Using the records below, quote only the span that opens with the line containing "Emit a component" and closes with the line containing "Chart.register(...registerables);", exactly and inclusively.

> **Rows from a dataset of charts and code**
****************

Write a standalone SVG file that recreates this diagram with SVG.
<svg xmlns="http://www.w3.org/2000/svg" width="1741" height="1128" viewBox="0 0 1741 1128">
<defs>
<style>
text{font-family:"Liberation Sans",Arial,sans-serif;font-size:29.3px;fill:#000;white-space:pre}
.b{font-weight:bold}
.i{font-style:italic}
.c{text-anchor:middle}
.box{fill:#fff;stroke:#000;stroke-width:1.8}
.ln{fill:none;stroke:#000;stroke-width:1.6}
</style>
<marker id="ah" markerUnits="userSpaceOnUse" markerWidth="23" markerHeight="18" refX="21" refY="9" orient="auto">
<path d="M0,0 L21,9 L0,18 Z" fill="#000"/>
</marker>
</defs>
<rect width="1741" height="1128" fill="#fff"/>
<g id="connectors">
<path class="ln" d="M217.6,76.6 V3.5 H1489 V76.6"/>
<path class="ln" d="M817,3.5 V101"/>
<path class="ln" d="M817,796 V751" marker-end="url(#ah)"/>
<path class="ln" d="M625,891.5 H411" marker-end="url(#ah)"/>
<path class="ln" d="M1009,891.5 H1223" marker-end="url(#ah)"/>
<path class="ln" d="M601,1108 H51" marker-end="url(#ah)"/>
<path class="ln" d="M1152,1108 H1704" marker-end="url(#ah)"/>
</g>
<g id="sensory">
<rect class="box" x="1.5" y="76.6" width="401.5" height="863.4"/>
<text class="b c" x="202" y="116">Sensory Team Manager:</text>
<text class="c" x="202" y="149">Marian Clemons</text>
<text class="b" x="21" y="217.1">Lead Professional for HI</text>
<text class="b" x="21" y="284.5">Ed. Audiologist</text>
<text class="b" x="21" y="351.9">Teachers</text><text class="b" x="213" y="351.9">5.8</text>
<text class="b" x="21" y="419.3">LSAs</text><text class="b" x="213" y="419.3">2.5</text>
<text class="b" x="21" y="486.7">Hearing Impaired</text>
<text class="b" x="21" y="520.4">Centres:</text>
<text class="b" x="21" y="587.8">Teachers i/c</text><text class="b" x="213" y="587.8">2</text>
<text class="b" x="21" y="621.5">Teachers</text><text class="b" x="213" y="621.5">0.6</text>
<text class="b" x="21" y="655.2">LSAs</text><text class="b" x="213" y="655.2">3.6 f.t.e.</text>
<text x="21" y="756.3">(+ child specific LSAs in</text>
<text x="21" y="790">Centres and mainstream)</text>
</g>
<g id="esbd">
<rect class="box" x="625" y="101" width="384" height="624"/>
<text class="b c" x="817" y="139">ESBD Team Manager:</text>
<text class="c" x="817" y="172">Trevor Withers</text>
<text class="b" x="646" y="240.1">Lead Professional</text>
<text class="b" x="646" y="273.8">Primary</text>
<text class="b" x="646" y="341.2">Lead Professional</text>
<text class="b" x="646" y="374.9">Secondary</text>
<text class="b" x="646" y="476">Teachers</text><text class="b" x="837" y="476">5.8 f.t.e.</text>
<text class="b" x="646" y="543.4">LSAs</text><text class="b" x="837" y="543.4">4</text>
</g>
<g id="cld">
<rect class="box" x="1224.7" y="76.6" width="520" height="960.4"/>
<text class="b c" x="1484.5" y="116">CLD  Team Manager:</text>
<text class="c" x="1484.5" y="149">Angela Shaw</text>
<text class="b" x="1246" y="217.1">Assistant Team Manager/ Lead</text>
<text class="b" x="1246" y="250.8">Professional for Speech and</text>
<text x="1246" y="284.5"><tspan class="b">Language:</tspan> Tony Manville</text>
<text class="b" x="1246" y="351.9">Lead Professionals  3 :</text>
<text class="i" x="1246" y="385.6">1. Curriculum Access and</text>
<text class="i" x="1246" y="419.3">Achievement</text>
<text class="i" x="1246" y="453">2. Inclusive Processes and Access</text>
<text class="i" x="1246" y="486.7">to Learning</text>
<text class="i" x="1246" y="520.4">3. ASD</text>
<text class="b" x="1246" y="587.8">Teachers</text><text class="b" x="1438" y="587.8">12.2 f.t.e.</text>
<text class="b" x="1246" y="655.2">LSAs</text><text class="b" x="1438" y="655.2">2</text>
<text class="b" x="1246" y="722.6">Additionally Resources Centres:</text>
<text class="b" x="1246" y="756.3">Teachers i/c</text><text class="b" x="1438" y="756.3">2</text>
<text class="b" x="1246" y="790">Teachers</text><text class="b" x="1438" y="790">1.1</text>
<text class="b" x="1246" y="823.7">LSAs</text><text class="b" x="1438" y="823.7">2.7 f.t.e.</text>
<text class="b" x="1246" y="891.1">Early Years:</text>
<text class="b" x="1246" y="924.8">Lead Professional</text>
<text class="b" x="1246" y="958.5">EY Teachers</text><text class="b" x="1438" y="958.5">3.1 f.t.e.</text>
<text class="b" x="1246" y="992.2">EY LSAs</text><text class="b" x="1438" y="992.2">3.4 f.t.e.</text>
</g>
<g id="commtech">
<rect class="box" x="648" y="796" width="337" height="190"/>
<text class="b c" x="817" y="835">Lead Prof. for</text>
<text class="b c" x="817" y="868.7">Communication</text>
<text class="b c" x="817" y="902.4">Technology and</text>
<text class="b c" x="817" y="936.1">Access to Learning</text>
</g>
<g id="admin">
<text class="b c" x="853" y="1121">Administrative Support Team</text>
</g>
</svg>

****************

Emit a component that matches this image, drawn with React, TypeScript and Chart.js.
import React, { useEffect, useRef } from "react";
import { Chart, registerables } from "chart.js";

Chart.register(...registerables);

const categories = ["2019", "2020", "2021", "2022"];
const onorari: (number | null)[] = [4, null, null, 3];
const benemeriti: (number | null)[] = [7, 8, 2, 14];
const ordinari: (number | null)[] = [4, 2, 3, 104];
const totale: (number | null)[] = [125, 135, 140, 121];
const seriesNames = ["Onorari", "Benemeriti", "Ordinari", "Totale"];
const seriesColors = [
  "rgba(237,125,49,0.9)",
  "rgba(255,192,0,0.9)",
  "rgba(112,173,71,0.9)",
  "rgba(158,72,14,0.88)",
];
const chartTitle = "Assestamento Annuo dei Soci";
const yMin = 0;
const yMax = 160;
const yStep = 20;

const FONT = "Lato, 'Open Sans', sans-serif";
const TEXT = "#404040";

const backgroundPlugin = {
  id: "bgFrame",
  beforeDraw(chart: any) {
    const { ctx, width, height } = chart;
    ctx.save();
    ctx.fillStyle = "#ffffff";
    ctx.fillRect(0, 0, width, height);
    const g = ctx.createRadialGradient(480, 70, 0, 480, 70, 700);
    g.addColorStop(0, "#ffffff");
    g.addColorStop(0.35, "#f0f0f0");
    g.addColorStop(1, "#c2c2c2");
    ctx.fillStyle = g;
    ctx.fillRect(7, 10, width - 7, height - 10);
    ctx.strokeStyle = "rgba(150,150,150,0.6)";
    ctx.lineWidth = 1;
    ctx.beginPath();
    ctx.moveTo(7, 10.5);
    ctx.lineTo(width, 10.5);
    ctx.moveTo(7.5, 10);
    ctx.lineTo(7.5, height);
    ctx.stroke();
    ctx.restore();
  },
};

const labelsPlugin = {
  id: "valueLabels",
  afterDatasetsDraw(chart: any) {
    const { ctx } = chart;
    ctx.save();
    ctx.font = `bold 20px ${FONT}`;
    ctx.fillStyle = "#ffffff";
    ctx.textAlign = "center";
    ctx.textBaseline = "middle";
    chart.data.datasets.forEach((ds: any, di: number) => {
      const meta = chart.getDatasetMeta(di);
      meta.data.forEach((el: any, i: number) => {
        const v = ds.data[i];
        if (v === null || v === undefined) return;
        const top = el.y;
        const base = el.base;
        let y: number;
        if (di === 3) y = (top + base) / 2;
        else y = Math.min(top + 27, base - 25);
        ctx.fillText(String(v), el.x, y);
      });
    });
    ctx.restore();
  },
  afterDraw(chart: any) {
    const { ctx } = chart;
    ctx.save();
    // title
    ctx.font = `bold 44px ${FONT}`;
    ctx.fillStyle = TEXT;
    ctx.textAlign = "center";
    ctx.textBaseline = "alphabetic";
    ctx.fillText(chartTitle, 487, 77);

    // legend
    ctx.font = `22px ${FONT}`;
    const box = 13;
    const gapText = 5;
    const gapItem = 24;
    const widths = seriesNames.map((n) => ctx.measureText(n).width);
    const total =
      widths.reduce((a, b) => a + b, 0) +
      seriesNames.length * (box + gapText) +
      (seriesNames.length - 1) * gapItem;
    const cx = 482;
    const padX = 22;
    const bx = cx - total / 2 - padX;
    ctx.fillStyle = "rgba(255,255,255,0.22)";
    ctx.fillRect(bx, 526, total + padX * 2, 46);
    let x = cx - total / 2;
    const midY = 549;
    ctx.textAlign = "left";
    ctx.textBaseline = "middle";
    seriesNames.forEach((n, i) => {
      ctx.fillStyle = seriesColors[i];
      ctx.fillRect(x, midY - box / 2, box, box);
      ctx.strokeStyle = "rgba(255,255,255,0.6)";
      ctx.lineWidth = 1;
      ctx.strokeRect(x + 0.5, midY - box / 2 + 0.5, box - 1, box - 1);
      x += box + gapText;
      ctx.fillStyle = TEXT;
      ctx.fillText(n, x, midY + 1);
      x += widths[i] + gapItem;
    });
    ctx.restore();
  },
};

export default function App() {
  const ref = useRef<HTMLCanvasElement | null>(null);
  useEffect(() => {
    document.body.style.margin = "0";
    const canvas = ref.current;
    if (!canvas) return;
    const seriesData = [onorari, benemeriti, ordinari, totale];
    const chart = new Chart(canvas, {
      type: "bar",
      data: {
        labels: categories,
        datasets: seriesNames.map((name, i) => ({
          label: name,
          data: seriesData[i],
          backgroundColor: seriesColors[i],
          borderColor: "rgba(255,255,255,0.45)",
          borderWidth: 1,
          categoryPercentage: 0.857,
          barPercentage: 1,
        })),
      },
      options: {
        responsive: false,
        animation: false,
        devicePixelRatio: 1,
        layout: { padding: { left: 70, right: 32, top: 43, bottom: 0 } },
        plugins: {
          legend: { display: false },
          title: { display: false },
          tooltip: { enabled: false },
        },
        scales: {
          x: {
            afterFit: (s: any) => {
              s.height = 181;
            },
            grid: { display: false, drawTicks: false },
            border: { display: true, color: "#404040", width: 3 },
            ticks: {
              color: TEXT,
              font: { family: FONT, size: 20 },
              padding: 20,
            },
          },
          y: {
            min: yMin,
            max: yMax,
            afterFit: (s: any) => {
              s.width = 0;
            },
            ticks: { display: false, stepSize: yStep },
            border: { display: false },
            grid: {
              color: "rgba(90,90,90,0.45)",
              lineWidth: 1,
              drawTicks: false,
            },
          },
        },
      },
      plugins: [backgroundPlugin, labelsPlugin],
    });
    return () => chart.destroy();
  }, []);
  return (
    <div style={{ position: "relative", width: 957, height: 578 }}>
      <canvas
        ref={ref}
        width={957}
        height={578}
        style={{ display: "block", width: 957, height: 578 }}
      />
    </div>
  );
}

****************

> **Final answer**
Emit a component that matches this image, drawn with React, TypeScript and Chart.js.
import React, { useEffect, useRef } from "react";
import { Chart, registerables } from "chart.js";

Chart.register(...registerables);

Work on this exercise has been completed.